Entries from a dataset
▽

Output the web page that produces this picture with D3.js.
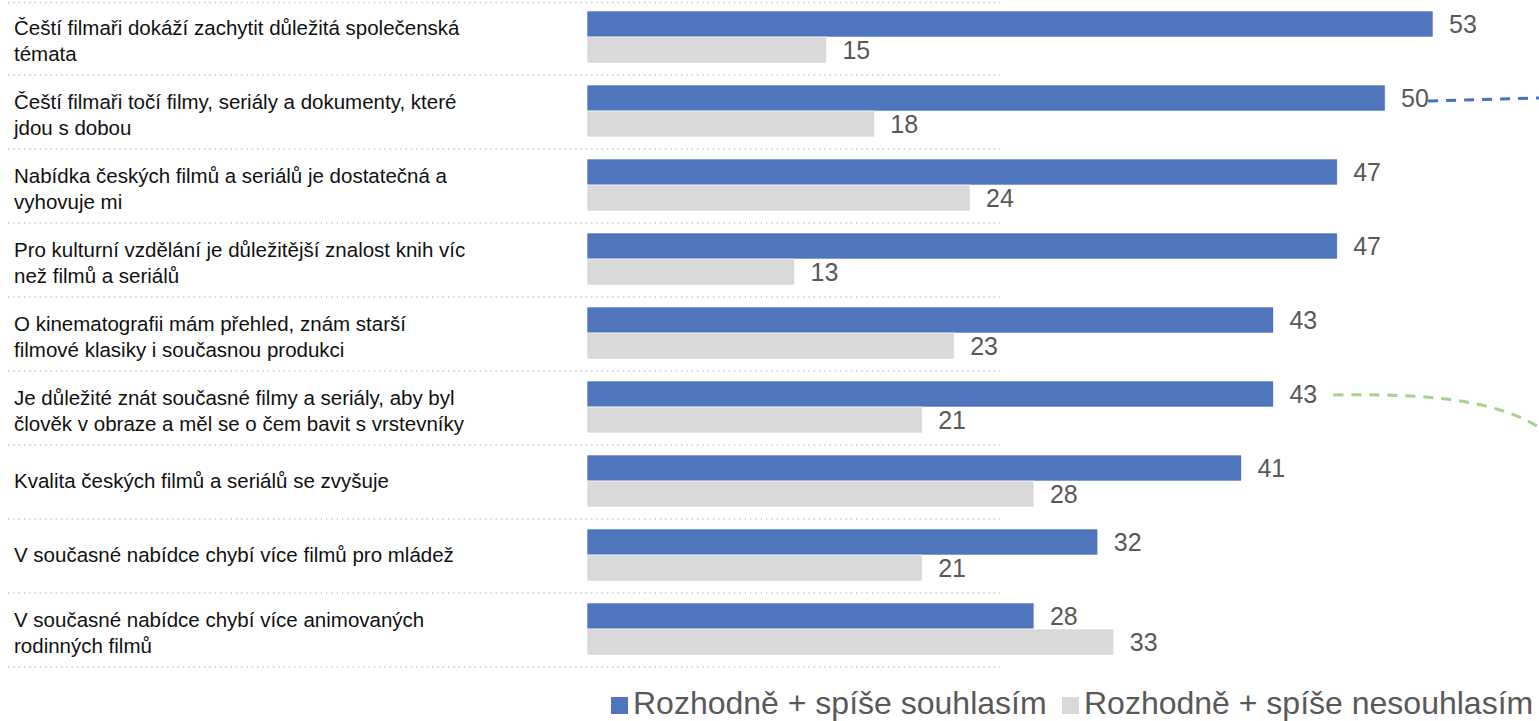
<!DOCTYPE html>
<html lang="cs">
<head>
<meta charset="utf-8">
<script src="https://cdn.jsdelivr.net/npm/d3@7/dist/d3.min.js"></script>
<style>
  html, body { margin: 0; padding: 0; background: #fff; }
  svg { display: block; font-family: "Liberation Sans", Arial, sans-serif; }
</style>
</head>
<body>
<svg id="chart" width="1539" height="721"></svg>
<script>
// Statements (each entry is the wrapped lines of one label)
const statements = [
  ["Čeští filmaři dokáží zachytit důležitá společenská", "témata"],
  ["Čeští filmaři točí filmy, seriály a dokumenty, které", "jdou s dobou"],
  ["Nabídka českých filmů a seriálů je dostatečná a", "vyhovuje mi"],
  ["Pro kulturní vzdělání je důležitější znalost knih víc", "než filmů a seriálů"],
  ["O kinematografii mám přehled, znám starší", "filmové klasiky i současnou produkci"],
  ["Je důležité znát současné filmy a seriály, aby byl", "člověk v obraze a měl se o čem bavit s vrstevníky"],
  ["Kvalita českých filmů a seriálů se zvyšuje"],
  ["V současné nabídce chybí více filmů pro mládež"],
  ["V současné nabídce chybí více animovaných", "rodinných filmů"]
];
// Share of respondents (%)
const agree    = [53, 50, 47, 47, 43, 43, 41, 32, 28];
const disagree = [15, 18, 24, 13, 23, 21, 28, 21, 33];
const seriesNames = ["Rozhodně + spíše souhlasím", "Rozhodně + spíše nesouhlasím"];

const BLUE = "#4F75BC", GREY = "#D9D9D9", TEXT_GREY = "#595959";

const svg = d3.select("#chart");
const rows = d3.range(statements.length);

const y = d3.scaleBand().domain(rows).range([0, 666]).paddingInner(0).paddingOuter(0);
const x = d3.scaleLinear().domain([0, 53]).range([587, 1433]);
const barH = 26;
const barTop = 11;

// dotted row separators
const sepYs = d3.range(rows.length + 1).map(i => Math.max(2.5, i * y.bandwidth() + 1));
svg.append("g").selectAll("line").data(sepYs).join("line")
  .attr("x1", 8).attr("x2", 1000)
  .attr("y1", d => d).attr("y2", d => d)
  .attr("stroke", "#c4c4c4").attr("stroke-width", 1.4)
  .attr("stroke-dasharray", "1.4 3.9");

// statement labels
const lab = svg.append("g").selectAll("text").data(rows).join("text")
  .attr("x", 14)
  .attr("font-size", 20.5)
  .attr("fill", "#111");
lab.each(function(i) {
  const lines = statements[i];
  const cy = y(i) + barTop + barH + (lines.length > 1 ? 4 : 0);
  const lh = 25.5;
  const start = cy - (lines.length - 1) * lh / 2;
  d3.select(this).selectAll("tspan").data(lines).join("tspan")
    .attr("x", 14)
    .attr("y", (d, k) => start + k * lh)
    .attr("dy", "0.35em")
    .text(d => d);
});

// bars
const g = svg.append("g");
g.selectAll("rect.agree").data(rows).join("rect").attr("class", "agree")
  .attr("x", x(0)).attr("y", i => y(i) + barTop)
  .attr("width", i => x(agree[i]) - x(0)).attr("height", barH)
  .attr("fill", BLUE).attr("stroke", "#fff").attr("stroke-width", 0.6);
g.selectAll("rect.disagree").data(rows).join("rect").attr("class", "disagree")
  .attr("x", x(0)).attr("y", i => y(i) + barTop + barH)
  .attr("width", i => x(disagree[i]) - x(0)).attr("height", barH)
  .attr("fill", GREY).attr("stroke", "#fff").attr("stroke-width", 0.6);

// value labels
g.selectAll("text.va").data(rows).join("text").attr("class", "va")
  .attr("x", i => x(agree[i]) + 16).attr("y", i => y(i) + barTop + barH / 2)
  .attr("dy", "0.36em").attr("font-size", 25).attr("fill", TEXT_GREY)
  .text(i => agree[i]);
g.selectAll("text.vd").data(rows).join("text").attr("class", "vd")
  .attr("x", i => x(disagree[i]) + 16).attr("y", i => y(i) + barTop + barH * 1.5)
  .attr("dy", "0.36em").attr("font-size", 25).attr("fill", TEXT_GREY)
  .text(i => disagree[i]);

// annotation connectors leading off to the right
const yA = i => y(i) + barTop + barH / 2;
const conn = svg.append("g").attr("fill", "none").attr("stroke-width", 3)
  .attr("stroke-dasharray", "10 8");
conn.append("path")
  .attr("d", `M${x(agree[1]) + 43},${yA(1) + 3} L1539,${yA(1)}`)
  .attr("stroke", "#4472C4");
const gx = x(agree[5]) + 60, gy = yA(5) + 1;
conn.append("path")
  .attr("d", `M${gx},${gy} C${gx + 110},${gy - 2} ${gx + 170},${gy + 8} 1545,${gy + 36}`)
  .attr("stroke", "#A9D18E");

// legend
const leg = svg.append("g").attr("font-size", 32).attr("fill", TEXT_GREY);
const legItems = [
  { name: seriesNames[0], color: BLUE, x: 611 },
  { name: seriesNames[1], color: GREY, x: 1062 }
];
const li = leg.selectAll("g").data(legItems).join("g")
  .attr("transform", d => `translate(${d.x},697)`);
li.append("rect").attr("width", 17).attr("height", 17).attr("fill", d => d.color);
li.append("text").attr("x", 22).attr("y", 16.5).text(d => d.name);
</script>
</body>
</html>
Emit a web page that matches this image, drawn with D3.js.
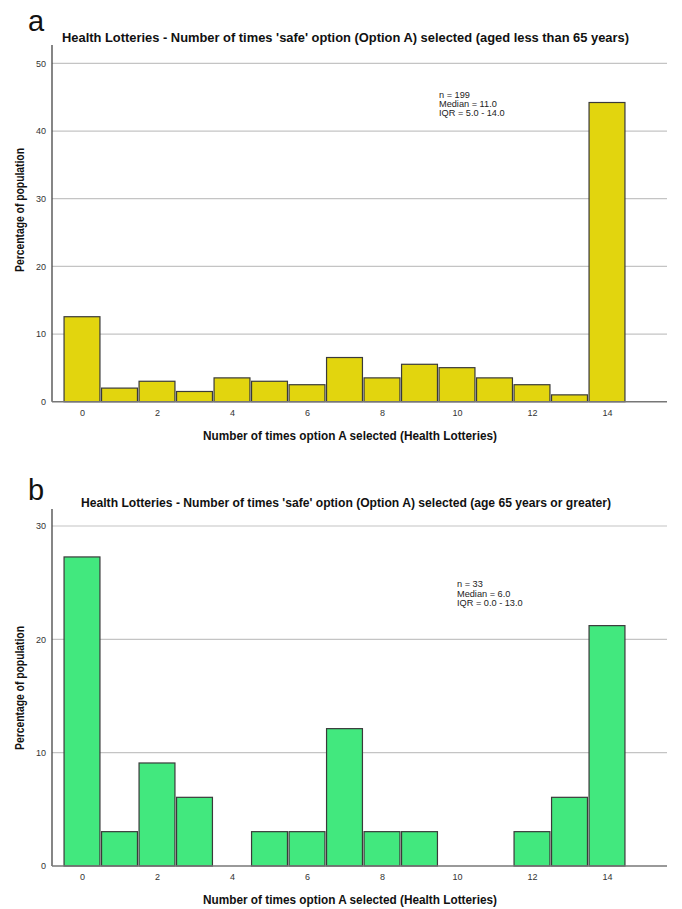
<!DOCTYPE html>
<html>
<head>
<meta charset="utf-8">
<script src="https://cdn.jsdelivr.net/npm/d3@7"></script>
<style>
  html, body { margin: 0; padding: 0; background: #fff; }
  svg { display: block; font-family: "Liberation Sans", Arial, sans-serif; }
</style>
</head>
<body>
<svg id="chart" width="682" height="909"></svg>
<script>
// Number of times option A was chosen (0..14)
const timesSelected = d3.range(0, 15);

// Percentage of respondents, aged less than 65 years (n = 199)
const pctUnder65 = [12.56, 2.01, 3.02, 1.51, 3.52, 3.02, 2.51, 6.53, 3.52, 5.53, 5.03, 3.52, 2.51, 1.01, 44.22];
// Percentage of respondents, aged 65 years or greater (n = 33)
const pct65Plus = [27.27, 3.03, 9.09, 6.06, 0, 3.03, 3.03, 12.12, 3.03, 3.03, 0, 0, 3.03, 6.06, 21.21];

const xTickValues = [0, 2, 4, 6, 8, 10, 12, 14];
const yTicksUnder65 = [0, 10, 20, 30, 40, 50];
const yTicks65Plus = [0, 10, 20, 30];

const statsUnder65 = ["n = 199", "Median = 11.0", "IQR = 5.0 - 14.0"];
const stats65Plus = ["n = 33", "Median = 6.0", "IQR = 0.0 - 13.0"];

const titleUnder65 = "Health Lotteries - Number of times 'safe' option (Option A) selected (aged less than 65 years)";
const title65Plus = "Health Lotteries - Number of times 'safe' option (Option A) selected (age 65 years or greater)";
const xTitle = "Number of times option A selected (Health Lotteries)";
const yTitle = "Percentage of population";

const svg = d3.select("#chart");

function histogram(cfg) {
  const g = svg.append("g");
  const x = d3.scaleLinear().domain([-0.8, 15.6]).range([52, 667]);
  const y = d3.scaleLinear().domain([0, cfg.yMax]).range([cfg.base, cfg.top]);

  // panel letter
  g.append("text")
    .attr("x", 28).attr("y", cfg.letterY)
    .attr("font-size", 29).attr("fill", "#111")
    .text(cfg.letter);

  // title
  g.append("text")
    .attr("x", cfg.titleX).attr("y", cfg.titleY)
    .attr("font-size", 12).attr("font-weight", "bold").attr("fill", "#111")
    .attr("textLength", cfg.titleLen).attr("lengthAdjust", "spacingAndGlyphs")
    .text(cfg.title);

  // gridlines
  g.append("g")
    .selectAll("line")
    .data(cfg.yTicks.filter(d => d > 0))
    .join("line")
    .attr("x1", x.range()[0]).attr("x2", x.range()[1])
    .attr("y1", d => y(d)).attr("y2", d => y(d))
    .attr("stroke", "#c4c4c4").attr("stroke-width", 1.2);

  // y axis
  const yAxis = d3.axisLeft(y).tickValues(cfg.yTicks).tickSize(0).tickPadding(6);
  const ya = g.append("g").attr("transform", `translate(${x.range()[0]},0)`).call(yAxis);
  ya.select(".domain").remove();
  ya.selectAll("text").attr("font-size", 9).attr("fill", "#333")
    .attr("font-family", "\"Liberation Sans\", Arial, sans-serif");
  g.append("line")
    .attr("x1", x.range()[0]).attr("x2", x.range()[0])
    .attr("y1", cfg.axisTop).attr("y2", cfg.base)
    .attr("stroke", "#444").attr("stroke-width", 1.3);

  // bars
  g.append("g")
    .selectAll("rect")
    .data(timesSelected.map((t, i) => ({ t, v: cfg.values[i] })).filter(d => d.v > 0))
    .join("rect")
    .attr("x", d => x(d.t - 0.5) + 0.8)
    .attr("width", d => x(d.t + 0.5) - x(d.t - 0.5) - 1.6)
    .attr("y", d => y(d.v))
    .attr("height", d => y(0) - y(d.v))
    .attr("fill", cfg.fill)
    .attr("stroke", "#3a3a3a").attr("stroke-width", 1.2);

  // x axis
  const xAxis = d3.axisBottom(x).tickValues(xTickValues).tickSize(0).tickPadding(8);
  const xa = g.append("g").attr("transform", `translate(0,${cfg.base})`).call(xAxis);
  xa.select(".domain").remove();
  xa.selectAll("text").attr("font-size", 9).attr("fill", "#333")
    .attr("font-family", "\"Liberation Sans\", Arial, sans-serif");
  g.append("line")
    .attr("x1", x.range()[0]).attr("x2", x.range()[1])
    .attr("y1", cfg.base).attr("y2", cfg.base)
    .attr("stroke", "#777").attr("stroke-width", 1.6);

  // axis titles
  g.append("text")
    .attr("x", 350).attr("y", cfg.base + 38)
    .attr("text-anchor", "middle")
    .attr("font-size", 13).attr("font-weight", "bold").attr("fill", "#111")
    .attr("textLength", 294).attr("lengthAdjust", "spacingAndGlyphs")
    .text(xTitle);
  g.append("text")
    .attr("transform", `translate(24,${cfg.yTitleY}) rotate(-90)`)
    .attr("text-anchor", "middle")
    .attr("font-size", 13).attr("font-weight", "bold").attr("fill", "#111")
    .attr("textLength", 124).attr("lengthAdjust", "spacingAndGlyphs")
    .text(yTitle);

  // summary statistics
  g.append("text")
    .attr("font-size", 9.2).attr("fill", "#222")
    .selectAll("tspan")
    .data(cfg.stats)
    .join("tspan")
    .attr("x", cfg.statsX)
    .attr("y", (d, i) => cfg.statsY + i * cfg.statsGap)
    .text(d => d);
}

histogram({
  letter: "a", letterY: 31,
  title: titleUnder65, titleX: 62, titleY: 42, titleLen: 567,
  values: pctUnder65, yMax: 50, yTicks: yTicksUnder65,
  base: 401.7, top: 63.4, axisTop: 45, yTitleY: 210,
  fill: "#e2d50e",
  stats: statsUnder65, statsX: 439, statsY: 98, statsGap: 9.2
});

histogram({
  letter: "b", letterY: 500,
  title: title65Plus, titleX: 81, titleY: 507, titleLen: 530,
  values: pct65Plus, yMax: 30, yTicks: yTicks65Plus,
  base: 866, top: 526, axisTop: 509, yTitleY: 688,
  fill: "#42e87e",
  stats: stats65Plus, statsX: 457, statsY: 587, statsGap: 9.6
});
</script>
</body>
</html>
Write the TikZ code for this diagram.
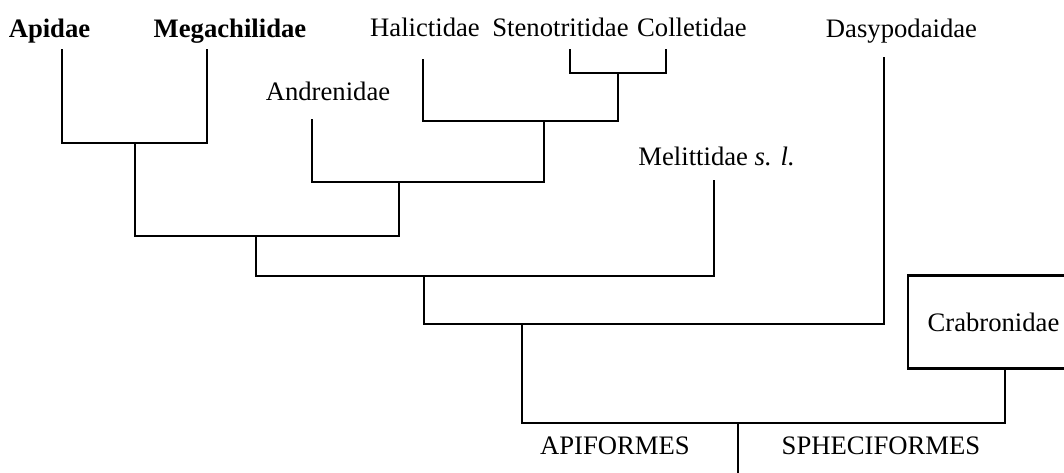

△

• [What is required] Leave the pictures out and repeat exactly the lines from the beginning of the records to the line bearing "const rows = d3.range(statements.length);", both ends counted.

• [Finished task]
Output the web page that produces this picture with D3.js.
<!DOCTYPE html>
<html lang="cs">
<head>
<meta charset="utf-8">
<script src="https://cdn.jsdelivr.net/npm/d3@7/dist/d3.min.js"></script>
<style>
  html, body { margin: 0; padding: 0; background: #fff; }
  svg { display: block; font-family: "Liberation Sans", Arial, sans-serif; }
</style>
</head>
<body>
<svg id="chart" width="1539" height="721"></svg>
<script>
// Statements (each entry is the wrapped lines of one label)
const statements = [
  ["Čeští filmaři dokáží zachytit důležitá společenská", "témata"],
  ["Čeští filmaři točí filmy, seriály a dokumenty, které", "jdou s dobou"],
  ["Nabídka českých filmů a seriálů je dostatečná a", "vyhovuje mi"],
  ["Pro kulturní vzdělání je důležitější znalost knih víc", "než filmů a seriálů"],
  ["O kinematografii mám přehled, znám starší", "filmové klasiky i současnou produkci"],
  ["Je důležité znát současné filmy a seriály, aby byl", "člověk v obraze a měl se o čem bavit s vrstevníky"],
  ["Kvalita českých filmů a seriálů se zvyšuje"],
  ["V současné nabídce chybí více filmů pro mládež"],
  ["V současné nabídce chybí více animovaných", "rodinných filmů"]
];
// Share of respondents (%)
const agree    = [53, 50, 47, 47, 43, 43, 41, 32, 28];
const disagree = [15, 18, 24, 13, 23, 21, 28, 21, 33];
const seriesNames = ["Rozhodně + spíše souhlasím", "Rozhodně + spíše nesouhlasím"];

const BLUE = "#4F75BC", GREY = "#D9D9D9", TEXT_GREY = "#595959";

const svg = d3.select("#chart");
const rows = d3.range(statements.length);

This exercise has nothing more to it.